BEGIN Data provided
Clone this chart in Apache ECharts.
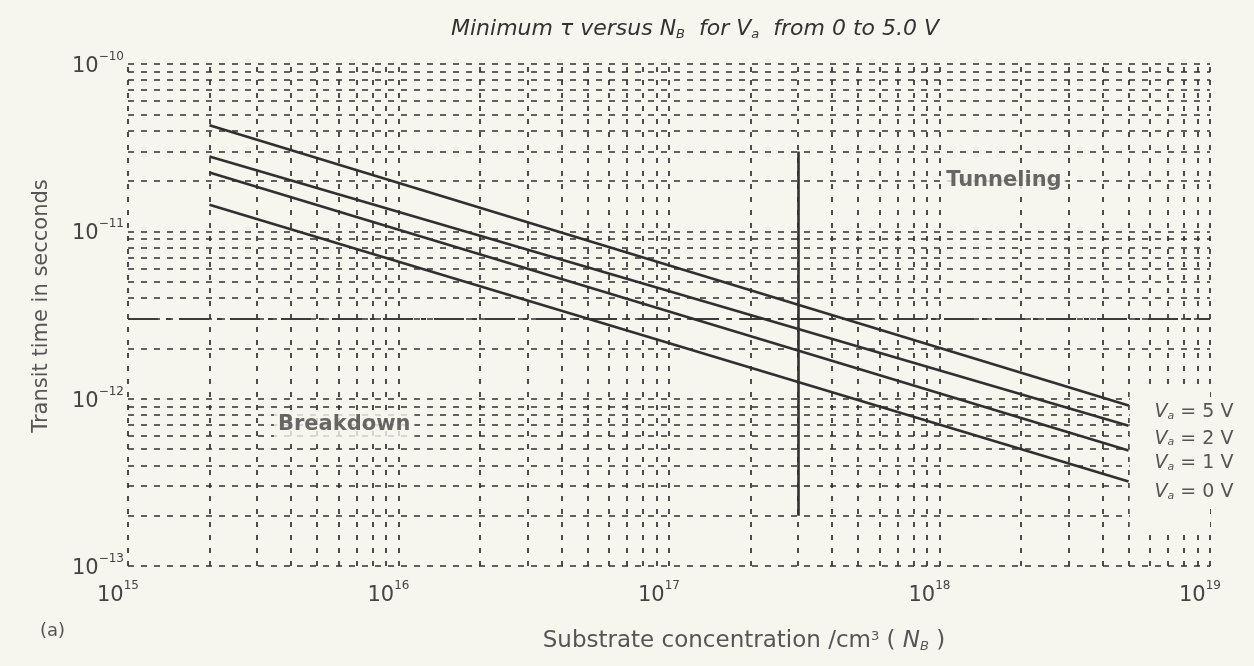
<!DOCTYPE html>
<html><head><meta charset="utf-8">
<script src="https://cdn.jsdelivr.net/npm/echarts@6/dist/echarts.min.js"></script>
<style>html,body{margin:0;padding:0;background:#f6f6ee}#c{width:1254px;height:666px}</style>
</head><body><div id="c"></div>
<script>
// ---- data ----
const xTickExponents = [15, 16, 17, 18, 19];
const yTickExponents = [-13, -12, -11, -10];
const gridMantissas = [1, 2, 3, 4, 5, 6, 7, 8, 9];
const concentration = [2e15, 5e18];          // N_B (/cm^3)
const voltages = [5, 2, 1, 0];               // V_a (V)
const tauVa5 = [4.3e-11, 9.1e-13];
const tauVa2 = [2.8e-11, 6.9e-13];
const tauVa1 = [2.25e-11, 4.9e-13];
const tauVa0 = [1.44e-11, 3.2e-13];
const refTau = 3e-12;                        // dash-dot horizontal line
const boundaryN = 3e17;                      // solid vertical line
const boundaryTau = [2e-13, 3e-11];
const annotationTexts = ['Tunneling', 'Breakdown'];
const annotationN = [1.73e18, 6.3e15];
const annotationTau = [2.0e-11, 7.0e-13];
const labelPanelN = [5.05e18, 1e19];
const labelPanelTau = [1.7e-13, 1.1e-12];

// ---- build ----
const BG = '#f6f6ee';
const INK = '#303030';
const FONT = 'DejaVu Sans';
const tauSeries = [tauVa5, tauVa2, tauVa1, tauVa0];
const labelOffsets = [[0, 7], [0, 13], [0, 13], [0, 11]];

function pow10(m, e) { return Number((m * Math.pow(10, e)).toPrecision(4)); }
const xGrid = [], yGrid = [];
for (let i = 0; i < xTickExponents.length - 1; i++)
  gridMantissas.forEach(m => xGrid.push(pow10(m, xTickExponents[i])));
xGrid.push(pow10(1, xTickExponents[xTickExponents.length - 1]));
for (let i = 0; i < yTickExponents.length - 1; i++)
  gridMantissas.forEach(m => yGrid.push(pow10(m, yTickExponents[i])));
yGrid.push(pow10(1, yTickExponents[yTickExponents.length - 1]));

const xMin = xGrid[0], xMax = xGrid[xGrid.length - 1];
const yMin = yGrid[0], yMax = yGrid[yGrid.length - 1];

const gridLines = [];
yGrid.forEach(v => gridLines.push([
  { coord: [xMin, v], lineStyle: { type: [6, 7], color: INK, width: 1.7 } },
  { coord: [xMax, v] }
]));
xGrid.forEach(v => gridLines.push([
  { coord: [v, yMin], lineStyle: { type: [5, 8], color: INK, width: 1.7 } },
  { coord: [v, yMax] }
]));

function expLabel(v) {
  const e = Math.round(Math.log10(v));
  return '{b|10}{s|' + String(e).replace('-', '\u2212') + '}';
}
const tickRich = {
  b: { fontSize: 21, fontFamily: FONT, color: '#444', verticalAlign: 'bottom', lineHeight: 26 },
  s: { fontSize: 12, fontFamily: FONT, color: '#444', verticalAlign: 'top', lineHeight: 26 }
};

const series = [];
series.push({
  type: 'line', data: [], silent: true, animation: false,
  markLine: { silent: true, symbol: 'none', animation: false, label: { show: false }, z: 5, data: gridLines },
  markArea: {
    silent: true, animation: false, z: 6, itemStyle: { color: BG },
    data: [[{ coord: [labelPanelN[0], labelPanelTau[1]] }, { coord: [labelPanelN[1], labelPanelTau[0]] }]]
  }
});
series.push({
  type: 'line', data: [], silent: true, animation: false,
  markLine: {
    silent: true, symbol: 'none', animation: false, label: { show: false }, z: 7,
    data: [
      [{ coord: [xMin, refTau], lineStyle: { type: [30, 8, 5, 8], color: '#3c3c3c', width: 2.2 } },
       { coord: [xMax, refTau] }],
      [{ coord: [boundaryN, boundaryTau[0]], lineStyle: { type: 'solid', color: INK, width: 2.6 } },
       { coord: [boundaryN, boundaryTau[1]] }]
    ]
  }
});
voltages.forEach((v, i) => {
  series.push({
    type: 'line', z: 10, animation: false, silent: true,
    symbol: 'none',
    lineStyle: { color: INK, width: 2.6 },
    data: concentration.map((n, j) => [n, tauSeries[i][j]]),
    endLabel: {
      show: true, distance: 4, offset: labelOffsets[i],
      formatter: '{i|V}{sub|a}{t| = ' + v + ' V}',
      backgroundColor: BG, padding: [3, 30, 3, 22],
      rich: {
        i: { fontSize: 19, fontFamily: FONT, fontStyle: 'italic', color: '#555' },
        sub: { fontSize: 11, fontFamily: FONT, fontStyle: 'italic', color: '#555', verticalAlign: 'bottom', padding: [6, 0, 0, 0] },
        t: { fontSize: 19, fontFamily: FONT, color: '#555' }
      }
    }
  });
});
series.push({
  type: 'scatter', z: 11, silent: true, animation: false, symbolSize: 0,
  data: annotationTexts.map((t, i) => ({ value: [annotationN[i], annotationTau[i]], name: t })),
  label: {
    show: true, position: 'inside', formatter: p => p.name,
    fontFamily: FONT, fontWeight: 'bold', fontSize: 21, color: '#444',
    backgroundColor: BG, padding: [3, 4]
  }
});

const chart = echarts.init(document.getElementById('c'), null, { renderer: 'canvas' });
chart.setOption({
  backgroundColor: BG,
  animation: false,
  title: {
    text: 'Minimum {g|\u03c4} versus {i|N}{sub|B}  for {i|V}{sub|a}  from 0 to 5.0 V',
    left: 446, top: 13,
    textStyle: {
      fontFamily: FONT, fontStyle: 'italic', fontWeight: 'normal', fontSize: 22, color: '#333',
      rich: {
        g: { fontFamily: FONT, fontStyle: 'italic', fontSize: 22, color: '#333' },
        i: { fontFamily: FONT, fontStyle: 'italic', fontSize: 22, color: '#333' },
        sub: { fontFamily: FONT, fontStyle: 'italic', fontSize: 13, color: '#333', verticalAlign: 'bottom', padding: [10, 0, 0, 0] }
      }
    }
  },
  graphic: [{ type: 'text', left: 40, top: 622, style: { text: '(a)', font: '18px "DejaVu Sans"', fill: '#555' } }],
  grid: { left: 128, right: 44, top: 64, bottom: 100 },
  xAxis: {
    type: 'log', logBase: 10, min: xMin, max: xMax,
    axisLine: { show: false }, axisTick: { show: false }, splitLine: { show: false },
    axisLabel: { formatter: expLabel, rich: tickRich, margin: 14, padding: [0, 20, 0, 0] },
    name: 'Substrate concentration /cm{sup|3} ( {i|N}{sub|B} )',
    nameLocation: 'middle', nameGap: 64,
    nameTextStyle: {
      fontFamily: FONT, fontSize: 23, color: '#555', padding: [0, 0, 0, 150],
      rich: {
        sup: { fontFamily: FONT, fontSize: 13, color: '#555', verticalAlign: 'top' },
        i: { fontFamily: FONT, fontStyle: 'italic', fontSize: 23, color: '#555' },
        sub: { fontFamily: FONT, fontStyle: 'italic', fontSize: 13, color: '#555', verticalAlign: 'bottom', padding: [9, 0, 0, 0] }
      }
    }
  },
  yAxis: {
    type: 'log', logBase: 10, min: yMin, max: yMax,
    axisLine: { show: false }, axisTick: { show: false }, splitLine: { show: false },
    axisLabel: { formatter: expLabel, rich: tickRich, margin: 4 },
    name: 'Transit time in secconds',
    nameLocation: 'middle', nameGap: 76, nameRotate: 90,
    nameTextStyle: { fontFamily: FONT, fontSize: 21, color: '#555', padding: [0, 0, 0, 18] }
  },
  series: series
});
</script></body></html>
END Data provided
Goal of the exercise:
Take the listing above and print it exactly, apart from the pictures.

Correct answer:
Clone this chart in Apache ECharts.
<!DOCTYPE html>
<html><head><meta charset="utf-8">
<script src="https://cdn.jsdelivr.net/npm/echarts@6/dist/echarts.min.js"></script>
<style>html,body{margin:0;padding:0;background:#f6f6ee}#c{width:1254px;height:666px}</style>
</head><body><div id="c"></div>
<script>
// ---- data ----
const xTickExponents = [15, 16, 17, 18, 19];
const yTickExponents = [-13, -12, -11, -10];
const gridMantissas = [1, 2, 3, 4, 5, 6, 7, 8, 9];
const concentration = [2e15, 5e18];          // N_B (/cm^3)
const voltages = [5, 2, 1, 0];               // V_a (V)
const tauVa5 = [4.3e-11, 9.1e-13];
const tauVa2 = [2.8e-11, 6.9e-13];
const tauVa1 = [2.25e-11, 4.9e-13];
const tauVa0 = [1.44e-11, 3.2e-13];
const refTau = 3e-12;                        // dash-dot horizontal line
const boundaryN = 3e17;                      // solid vertical line
const boundaryTau = [2e-13, 3e-11];
const annotationTexts = ['Tunneling', 'Breakdown'];
const annotationN = [1.73e18, 6.3e15];
const annotationTau = [2.0e-11, 7.0e-13];
const labelPanelN = [5.05e18, 1e19];
const labelPanelTau = [1.7e-13, 1.1e-12];

// ---- build ----
const BG = '#f6f6ee';
const INK = '#303030';
const FONT = 'DejaVu Sans';
const tauSeries = [tauVa5, tauVa2, tauVa1, tauVa0];
const labelOffsets = [[0, 7], [0, 13], [0, 13], [0, 11]];

function pow10(m, e) { return Number((m * Math.pow(10, e)).toPrecision(4)); }
const xGrid = [], yGrid = [];
for (let i = 0; i < xTickExponents.length - 1; i++)
  gridMantissas.forEach(m => xGrid.push(pow10(m, xTickExponents[i])));
xGrid.push(pow10(1, xTickExponents[xTickExponents.length - 1]));
for (let i = 0; i < yTickExponents.length - 1; i++)
  gridMantissas.forEach(m => yGrid.push(pow10(m, yTickExponents[i])));
yGrid.push(pow10(1, yTickExponents[yTickExponents.length - 1]));

const xMin = xGrid[0], xMax = xGrid[xGrid.length - 1];
const yMin = yGrid[0], yMax = yGrid[yGrid.length - 1];

const gridLines = [];
yGrid.forEach(v => gridLines.push([
  { coord: [xMin, v], lineStyle: { type: [6, 7], color: INK, width: 1.7 } },
  { coord: [xMax, v] }
]));
xGrid.forEach(v => gridLines.push([
  { coord: [v, yMin], lineStyle: { type: [5, 8], color: INK, width: 1.7 } },
  { coord: [v, yMax] }
]));

function expLabel(v) {
  const e = Math.round(Math.log10(v));
  return '{b|10}{s|' + String(e).replace('-', '\u2212') + '}';
}
const tickRich = {
  b: { fontSize: 21, fontFamily: FONT, color: '#444', verticalAlign: 'bottom', lineHeight: 26 },
  s: { fontSize: 12, fontFamily: FONT, color: '#444', verticalAlign: 'top', lineHeight: 26 }
};

const series = [];
series.push({
  type: 'line', data: [], silent: true, animation: false,
  markLine: { silent: true, symbol: 'none', animation: false, label: { show: false }, z: 5, data: gridLines },
  markArea: {
    silent: true, animation: false, z: 6, itemStyle: { color: BG },
    data: [[{ coord: [labelPanelN[0], labelPanelTau[1]] }, { coord: [labelPanelN[1], labelPanelTau[0]] }]]
  }
});
series.push({
  type: 'line', data: [], silent: true, animation: false,
  markLine: {
    silent: true, symbol: 'none', animation: false, label: { show: false }, z: 7,
    data: [
      [{ coord: [xMin, refTau], lineStyle: { type: [30, 8, 5, 8], color: '#3c3c3c', width: 2.2 } },
       { coord: [xMax, refTau] }],
      [{ coord: [boundaryN, boundaryTau[0]], lineStyle: { type: 'solid', color: INK, width: 2.6 } },
       { coord: [boundaryN, boundaryTau[1]] }]
    ]
  }
});
voltages.forEach((v, i) => {
  series.push({
    type: 'line', z: 10, animation: false, silent: true,
    symbol: 'none',
    lineStyle: { color: INK, width: 2.6 },
    data: concentration.map((n, j) => [n, tauSeries[i][j]]),
    endLabel: {
      show: true, distance: 4, offset: labelOffsets[i],
      formatter: '{i|V}{sub|a}{t| = ' + v + ' V}',
      backgroundColor: BG, padding: [3, 30, 3, 22],
      rich: {
        i: { fontSize: 19, fontFamily: FONT, fontStyle: 'italic', color: '#555' },
        sub: { fontSize: 11, fontFamily: FONT, fontStyle: 'italic', color: '#555', verticalAlign: 'bottom', padding: [6, 0, 0, 0] },
        t: { fontSize: 19, fontFamily: FONT, color: '#555' }
      }
    }
  });
});
series.push({
  type: 'scatter', z: 11, silent: true, animation: false, symbolSize: 0,
  data: annotationTexts.map((t, i) => ({ value: [annotationN[i], annotationTau[i]], name: t })),
  label: {
    show: true, position: 'inside', formatter: p => p.name,
    fontFamily: FONT, fontWeight: 'bold', fontSize: 21, color: '#444',
    backgroundColor: BG, padding: [3, 4]
  }
});

const chart = echarts.init(document.getElementById('c'), null, { renderer: 'canvas' });
chart.setOption({
  backgroundColor: BG,
  animation: false,
  title: {
    text: 'Minimum {g|\u03c4} versus {i|N}{sub|B}  for {i|V}{sub|a}  from 0 to 5.0 V',
    left: 446, top: 13,
    textStyle: {
      fontFamily: FONT, fontStyle: 'italic', fontWeight: 'normal', fontSize: 22, color: '#333',
      rich: {
        g: { fontFamily: FONT, fontStyle: 'italic', fontSize: 22, color: '#333' },
        i: { fontFamily: FONT, fontStyle: 'italic', fontSize: 22, color: '#333' },
        sub: { fontFamily: FONT, fontStyle: 'italic', fontSize: 13, color: '#333', verticalAlign: 'bottom', padding: [10, 0, 0, 0] }
      }
    }
  },
  graphic: [{ type: 'text', left: 40, top: 622, style: { text: '(a)', font: '18px "DejaVu Sans"', fill: '#555' } }],
  grid: { left: 128, right: 44, top: 64, bottom: 100 },
  xAxis: {
    type: 'log', logBase: 10, min: xMin, max: xMax,
    axisLine: { show: false }, axisTick: { show: false }, splitLine: { show: false },
    axisLabel: { formatter: expLabel, rich: tickRich, margin: 14, padding: [0, 20, 0, 0] },
    name: 'Substrate concentration /cm{sup|3} ( {i|N}{sub|B} )',
    nameLocation: 'middle', nameGap: 64,
    nameTextStyle: {
      fontFamily: FONT, fontSize: 23, color: '#555', padding: [0, 0, 0, 150],
      rich: {
        sup: { fontFamily: FONT, fontSize: 13, color: '#555', verticalAlign: 'top' },
        i: { fontFamily: FONT, fontStyle: 'italic', fontSize: 23, color: '#555' },
        sub: { fontFamily: FONT, fontStyle: 'italic', fontSize: 13, color: '#555', verticalAlign: 'bottom', padding: [9, 0, 0, 0] }
      }
    }
  },
  yAxis: {
    type: 'log', logBase: 10, min: yMin, max: yMax,
    axisLine: { show: false }, axisTick: { show: false }, splitLine: { show: false },
    axisLabel: { formatter: expLabel, rich: tickRich, margin: 4 },
    name: 'Transit time in secconds',
    nameLocation: 'middle', nameGap: 76, nameRotate: 90,
    nameTextStyle: { fontFamily: FONT, fontSize: 21, color: '#555', padding: [0, 0, 0, 18] }
  },
  series: series
});
</script></body></html>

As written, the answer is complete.